Highly Available Database Setup using Amazon Aurora (Multi-AZ)
Objective
Design and deploy a highly available database solution using Amazon Aurora with Multi-AZ, ensuring automated backups,
failover support, and disaster recovery testing for high availability and reliability.
Architecture Overview
- Amazon Aurora Cluster (Multi-AZ)
- One primary instance (Read/Write)
- One or more replica instances (Read-Only)
- Automatic failover to a replica in case of failure
- Amazon Route 53: DNS-based failover for seamless redirection during a database failover
- AWS Backup: Automated backups for the Aurora database
- AWS Lambda & CloudWatch: Automated failover testing, Disaster recovery automation
- Amazon S3: Store database snapshots for long-term retention
- Amazon VPC & Security: Private subnets for Aurora DB, Security groups & IAM roles for controlled access
Implementation Steps
Step 1: Setup Networking & Security
- Create a VPC with public and private subnets
- Public Subnet: For bastion host (if needed)
- Private Subnet: For Aurora DB instances
- Configure Security Groups
- Allow only required application servers to connect to the DB.
- Restrict SSH & database access.
- Create IAM Roles & Policies
- Grant access for Lambda, CloudWatch, and AWS Backup.
Step 2: Deploy Amazon Aurora (Multi-AZ)
- Create an Aurora Cluster with Multi-AZ deployment
- Select Amazon Aurora (MySQL or PostgreSQL-compatible)
- Enable Multi-AZ deployment
- Configure storage scaling (Auto-Scaling)
- Add Reader Instances
- Deploy at least one Aurora Read Replica in another AZ
- Use Aurora Auto Scaling if needed
- Enable Backups & Logs
- Enable automated backups (Retention: 7–35 days)
- Enable Performance Insights & Enhanced Monitoring
- Set up Route 53 DNS Endpoint
- Create a CNAME for the Aurora cluster endpoint
- Use a failover routing policy for redirection
Step 3: Configure Automated Backups
- Use AWS Backup Service
- Create a backup plan for Aurora
- Store snapshots in Amazon S3
- Enable Point-in-Time Recovery (PITR)
- Enable Cross-Region Backups (Optional)
- Copy Aurora snapshots to another AWS region for disaster recoveryt
Step 4: Disaster Recovery Testing Automation
- Simulate Failover Using AWS Lambda
- Create a Lambda function to simulate a failover event
- Trigger failover using the AWS SDK
- Verify the read replica becomes primary
- Monitor with CloudWatch
- Set up CloudWatch Alarms to detect failovers
- Log all failover events for audit purposes
- Automate Restoration Testing
- Create a Lambda function to restore a database snapshot
- Deploy the restored DB in a separate environment for validation
Step 5: Performance & High Availability Monitoring
- Enable Amazon RDS Performance Insights
- Use Amazon CloudWatch for Metrics & Alarms
- Set up alerts for:
- High latency
- Connection failures
- CPU/memory spikes
- Enable Amazon SNS for Notifications
- Get notified on failovers and critical DB issues
Testing & Validation
Test 1: Aurora Automatic Failover
- Stop the primary database instance and verify:
- Read replica takes over as the new primary
- Application reconnects without issues
Test 2: Backup & Restore Validation
- Restore an Aurora backup and validate:
- Database integrity
- Connection health
- Data consistency
Test 3: Cross-Region Recovery (Optional)
Manually trigger a restore in another AWS region and test failover.

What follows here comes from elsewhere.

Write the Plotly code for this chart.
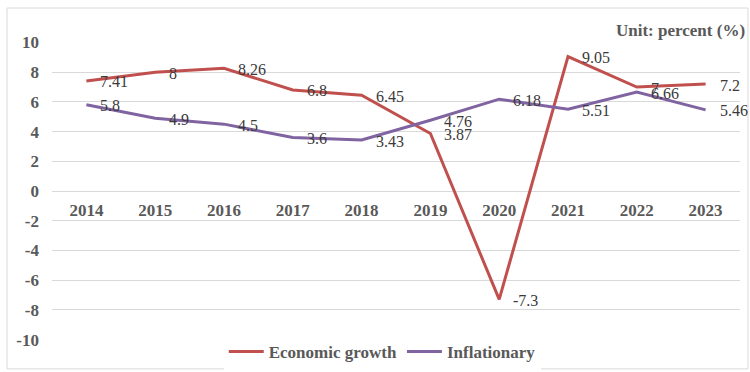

Deployment Automation (Terraform & Ansible)
- Terraform: Provision VPC, Aurora Cluster, Security Groups, AWS Backup, IAM roles
- Ansible: Configure database parameters, monitoring, logging
Conclusion
This highly available database setup ensures:
- ✅ Automatic failover with Multi-AZ Aurora
- ✅ Automated backups & disaster recovery testing
- ✅ Minimal downtime with AWS Route 53 failover
- ✅ Performance monitoring & alerting